What to work on
Every line below should be copied exactly; drop the pictures.

========================

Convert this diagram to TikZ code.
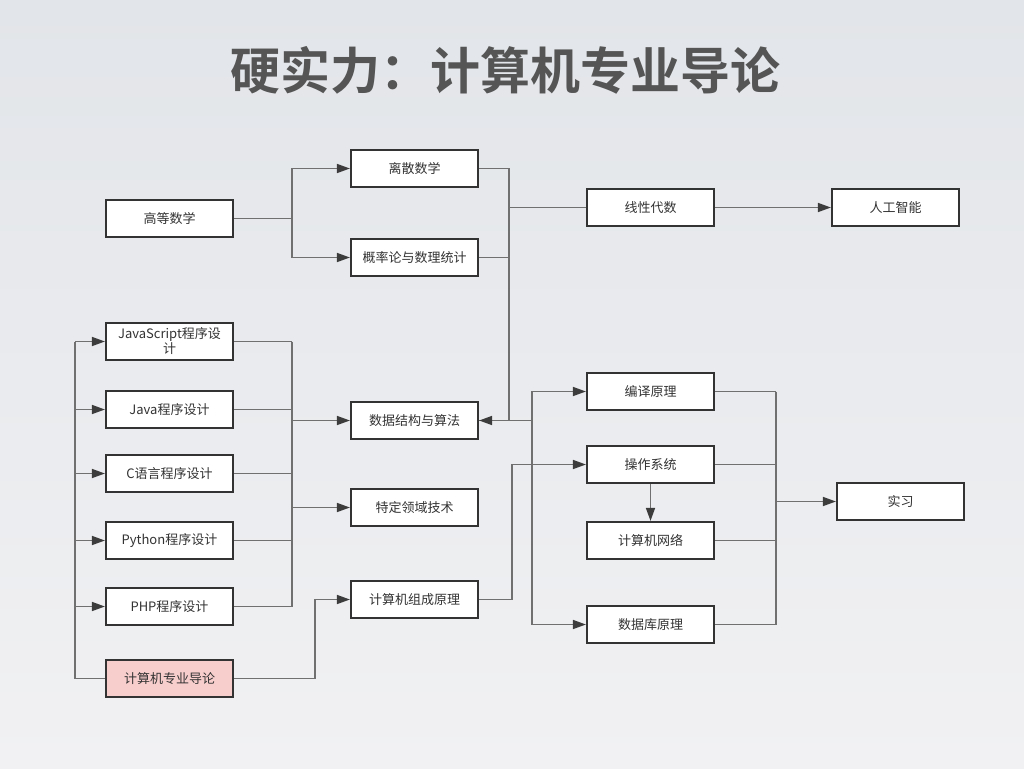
\documentclass[tikz,border=0pt]{standalone}
\usepackage{fontspec}
\setmainfont{Noto Sans CJK SC}[BoldFont={Noto Sans CJK SC Bold}]
\usetikzlibrary{arrows.meta}
\definecolor{bgtop}{HTML}{E2E5E9}
\definecolor{bgbot}{HTML}{F1F1F3}
\definecolor{boxc}{HTML}{333333}
\definecolor{linec}{HTML}{707070}
\definecolor{tipc}{HTML}{3C3C3C}
\definecolor{titlec}{HTML}{555555}
\definecolor{pinkc}{HTML}{F8CECC}

\begin{document}
\begin{tikzpicture}[x=1pt,y=-1pt,
    box/.style={draw=boxc, line width=2.2pt, fill=white, text=boxc,
        minimum width=127pt, minimum height=37pt, inner sep=1pt,
        align=center, font=\fontsize{13}{15}\selectfont},
    line/.style={draw=linec, line width=1.6pt},
    arr/.style={line, -{Triangle[length=13pt,width=9pt,color=tipc]}}]
    \useasboundingbox (0,0) rectangle (1024,768);
    \fill[top color=bgtop, bottom color=bgbot] (0,0) rectangle (1024,768);
    \node[font=\fontsize{50}{56}\selectfont\bfseries, text=titlec] (title) at (505,70) {硬实力：计算机专业导论};

    % math
    \node[box] (gdsx) at (169.5,218.5) {高等数学};
    \node[box] (lisan) at (414.5,168.5) {离散数学};
    \node[box] (gailv) at (414.5,257.5) {概率论与数理统计};
    \node[box] (xxds) at (650.5,207.5) {线性代数};
    \node[box] (rgzn) at (895.5,207.5) {人工智能};

    % programming
    \node[box] (js) at (169.5,341.5) {JavaScript程序设\\计};
    \node[box] (java) at (169.5,409.5) {Java程序设计};
    \node[box] (c) at (169.5,473.5) {C语言程序设计};
    \node[box] (py) at (169.5,540.5) {Python程序设计};
    \node[box] (php) at (169.5,606.5) {PHP程序设计};
    \node[box, fill=pinkc] (jsdl) at (169.5,678.5) {计算机专业导论};

    \node[box] (sjjg) at (414.5,420.5) {数据结构与算法};
    \node[box] (tdly) at (414.5,507.5) {特定领域技术};
    \node[box] (zcyl) at (414.5,599.5) {计算机组成原理};

    \node[box] (byyl) at (650.5,391.5) {编译原理};
    \node[box] (czxt) at (650.5,464.5) {操作系统};
    \node[box] (jswl) at (650.5,540.5) {计算机网络};
    \node[box] (sjk) at (650.5,624.5) {数据库原理};
    \node[box] (sx) at (900.5,501.5) {实习};

    \coordinate (busI) at (75,0);
    \coordinate (busL) at (292,0);
    \coordinate (busM) at (509,0);
    \coordinate (busN) at (532,0);
    \coordinate (busR) at (776,0);

    % math part
    \draw[arr] (gdsx.east) -- (busL |- gdsx.east) |- (lisan.west);
    \draw[arr] (gdsx.east) -- (busL |- gdsx.east) |- (gailv.west);
    \draw[line] (lisan.east) -| (busM |- sjjg.east);
    \draw[line] (gailv.east) -- (busM |- gailv.east);
    \draw[line] (busM |- xxds.west) -- (xxds.west);
    \draw[arr] (xxds.east) -- (rgzn.west);

    % out of sjjg
    \draw[line] (sjjg.east) -- (busN |- sjjg.east);
    \draw[arr] (busN |- sjjg.east) |- (byyl.west);
    \draw[arr] (busN |- sjjg.east) |- (sjk.west);
    \draw[arr] (busM |- sjjg.east) -- (sjjg.east);

    % programming part
    \foreach \n in {js,java,c,py,php}{
        \draw[line] (\n.east) -- (busL |- \n.east);
        \draw[arr] (busI |- \n.west) -- (\n.west);
    }
    \draw[line] (busL |- js.east) -- (busL |- php.east);
    \draw[line] (jsdl.west) -| (busI |- js.west);
    \draw[arr] (busL |- sjjg.west) -- (sjjg.west);
    \draw[arr] (busL |- tdly.west) -- (tdly.west);

    \draw[arr] (jsdl.east) -- ++(81,0) |- (zcyl.west);
    \draw[arr] (zcyl.east) -- ++(33,0) |- (czxt.west);
    \draw[arr] (czxt.south) -- (jswl.north);

    % to internship
    \foreach \n in {byyl,czxt,jswl,sjk}
        \draw[line] (\n.east) -- (busR |- \n.east);
    \draw[line] (busR |- byyl.east) -- (busR |- sjk.east);
    \draw[arr] (busR |- sx.west) -- (sx.west);
\end{tikzpicture}
\end{document}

========================

Result for this exercise
Convert this diagram to TikZ code.
\documentclass[tikz,border=0pt]{standalone}
\usepackage{fontspec}
\setmainfont{Noto Sans CJK SC}[BoldFont={Noto Sans CJK SC Bold}]
\usetikzlibrary{arrows.meta}
\definecolor{bgtop}{HTML}{E2E5E9}
\definecolor{bgbot}{HTML}{F1F1F3}
\definecolor{boxc}{HTML}{333333}
\definecolor{linec}{HTML}{707070}
\definecolor{tipc}{HTML}{3C3C3C}
\definecolor{titlec}{HTML}{555555}
\definecolor{pinkc}{HTML}{F8CECC}

\begin{document}
\begin{tikzpicture}[x=1pt,y=-1pt,
    box/.style={draw=boxc, line width=2.2pt, fill=white, text=boxc,
        minimum width=127pt, minimum height=37pt, inner sep=1pt,
        align=center, font=\fontsize{13}{15}\selectfont},
    line/.style={draw=linec, line width=1.6pt},
    arr/.style={line, -{Triangle[length=13pt,width=9pt,color=tipc]}}]
    \useasboundingbox (0,0) rectangle (1024,768);
    \fill[top color=bgtop, bottom color=bgbot] (0,0) rectangle (1024,768);
    \node[font=\fontsize{50}{56}\selectfont\bfseries, text=titlec] (title) at (505,70) {硬实力：计算机专业导论};

    % math
    \node[box] (gdsx) at (169.5,218.5) {高等数学};
    \node[box] (lisan) at (414.5,168.5) {离散数学};
    \node[box] (gailv) at (414.5,257.5) {概率论与数理统计};
    \node[box] (xxds) at (650.5,207.5) {线性代数};
    \node[box] (rgzn) at (895.5,207.5) {人工智能};

    % programming
    \node[box] (js) at (169.5,341.5) {JavaScript程序设\\计};
    \node[box] (java) at (169.5,409.5) {Java程序设计};
    \node[box] (c) at (169.5,473.5) {C语言程序设计};
    \node[box] (py) at (169.5,540.5) {Python程序设计};
    \node[box] (php) at (169.5,606.5) {PHP程序设计};
    \node[box, fill=pinkc] (jsdl) at (169.5,678.5) {计算机专业导论};

    \node[box] (sjjg) at (414.5,420.5) {数据结构与算法};
    \node[box] (tdly) at (414.5,507.5) {特定领域技术};
    \node[box] (zcyl) at (414.5,599.5) {计算机组成原理};

    \node[box] (byyl) at (650.5,391.5) {编译原理};
    \node[box] (czxt) at (650.5,464.5) {操作系统};
    \node[box] (jswl) at (650.5,540.5) {计算机网络};
    \node[box] (sjk) at (650.5,624.5) {数据库原理};
    \node[box] (sx) at (900.5,501.5) {实习};

    \coordinate (busI) at (75,0);
    \coordinate (busL) at (292,0);
    \coordinate (busM) at (509,0);
    \coordinate (busN) at (532,0);
    \coordinate (busR) at (776,0);

    % math part
    \draw[arr] (gdsx.east) -- (busL |- gdsx.east) |- (lisan.west);
    \draw[arr] (gdsx.east) -- (busL |- gdsx.east) |- (gailv.west);
    \draw[line] (lisan.east) -| (busM |- sjjg.east);
    \draw[line] (gailv.east) -- (busM |- gailv.east);
    \draw[line] (busM |- xxds.west) -- (xxds.west);
    \draw[arr] (xxds.east) -- (rgzn.west);

    % out of sjjg
    \draw[line] (sjjg.east) -- (busN |- sjjg.east);
    \draw[arr] (busN |- sjjg.east) |- (byyl.west);
    \draw[arr] (busN |- sjjg.east) |- (sjk.west);
    \draw[arr] (busM |- sjjg.east) -- (sjjg.east);

    % programming part
    \foreach \n in {js,java,c,py,php}{
        \draw[line] (\n.east) -- (busL |- \n.east);
        \draw[arr] (busI |- \n.west) -- (\n.west);
    }
    \draw[line] (busL |- js.east) -- (busL |- php.east);
    \draw[line] (jsdl.west) -| (busI |- js.west);
    \draw[arr] (busL |- sjjg.west) -- (sjjg.west);
    \draw[arr] (busL |- tdly.west) -- (tdly.west);

    \draw[arr] (jsdl.east) -- ++(81,0) |- (zcyl.west);
    \draw[arr] (zcyl.east) -- ++(33,0) |- (czxt.west);
    \draw[arr] (czxt.south) -- (jswl.north);

    % to internship
    \foreach \n in {byyl,czxt,jswl,sjk}
        \draw[line] (\n.east) -- (busR |- \n.east);
    \draw[line] (busR |- byyl.east) -- (busR |- sjk.east);
    \draw[arr] (busR |- sx.west) -- (sx.west);
\end{tikzpicture}
\end{document}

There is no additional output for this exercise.